The Short North Arts District is a pioneer in urban revitalization.
Art is now in abundance and can be found in every facet of the District, including both galleries and non-traditional art venues. Now the city's crowning jewel, Columbus shines brighter than ever as the Short North Arts District continues to grow and improve.
Before it was a vibrant sector of art and culture, the Short North Arts District was a rough area comprised mostly of deserted, derelict buildings with boarded up windows. There were few actual businesses, and the newly built Convention Center highlighted just how neglected High Street had become. The stretch of High Street that has helped put Columbus on the map was at that time known to residents as the “Near Northside.” It was local police who dubbed the area the “Short North,” as it was north of downtown Columbus and short of The Ohio State University campus.
A successful renewal project of German Village in the 1960s and historic tax credits gave developers ideas for the Short North Arts District, and the charm of the buildings and potential for redevelopment began to attract business owners. Beginning in 1980, a handful of people who were integral in founding the Short North Arts District worked hard to create its identity as a place where artistic culture and small businesses are celebrated. The Short North Business Association was soon founded to seek funding for neighborhood reforms from the City of Columbus and transform the area into a thriving community.

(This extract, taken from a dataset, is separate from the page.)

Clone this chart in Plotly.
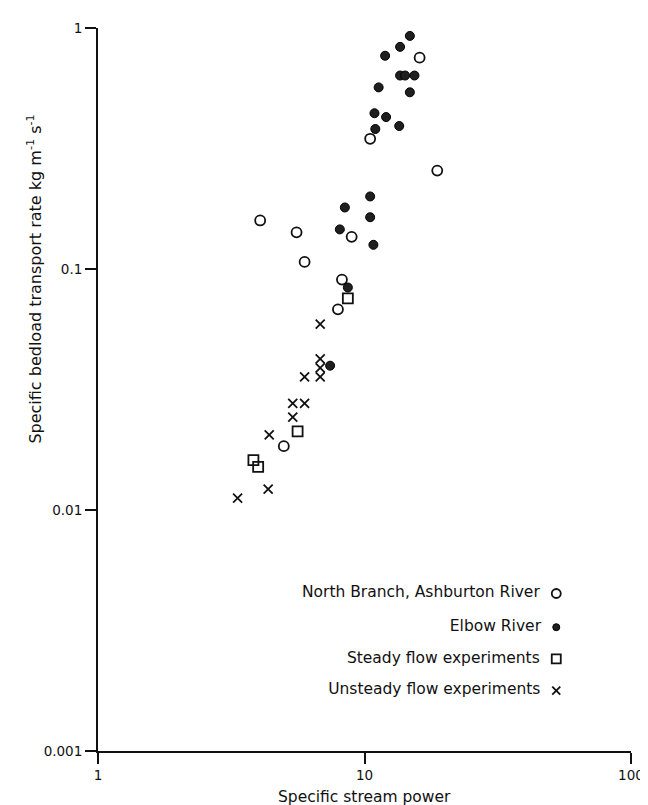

Gallery owners began what they called a “cooperative opening” in 1984, debuting new exhibits on the first Saturday of each month. The openings were an immediate success, helping to attract both visitors and new business owners. The monthly event, dubbed Gallery Hop in 1985, has continued to thrive and grown to be an inherent element of the Short North Arts District. In addition to over a dozen unique galleries, many shops and restaurants also host artist receptions and sell artwork of all mediums during Gallery Hop.
In 1999, the Short North Special Improvement District (SID) was established to improve the safety, cleanliness, and beauty of the District. One of the most recognizable products of the SID is the District’s lighted arches, which harken back to 1888 when Columbus first became known as “Arch City.” Ohio was chosen to host the centennial celebration of the creation of the Northwest Territory since it was the first state carved out of the territory. Wooden arches lit by gaslight were built to both light the streets and dazzle visitors. Steel and electric lights replaced the arches in 1896, but in 1916 they were torn down and replaced by light posts. In 2002, almost 100 years later, 17 steel arches were reinstalled on High Street from Goodale to Fifth Avenue, giving the Short North Arts District its identifying feature.
Today, the Short North Arts District is arguably the most vibrant spot in the City of Columbus and is home to over 300 exciting businesses, the majority of which are locally owned or headquartered. It has received numerous national accolades, is considered a model for urban revitalization, and is the art and soul of Columbus.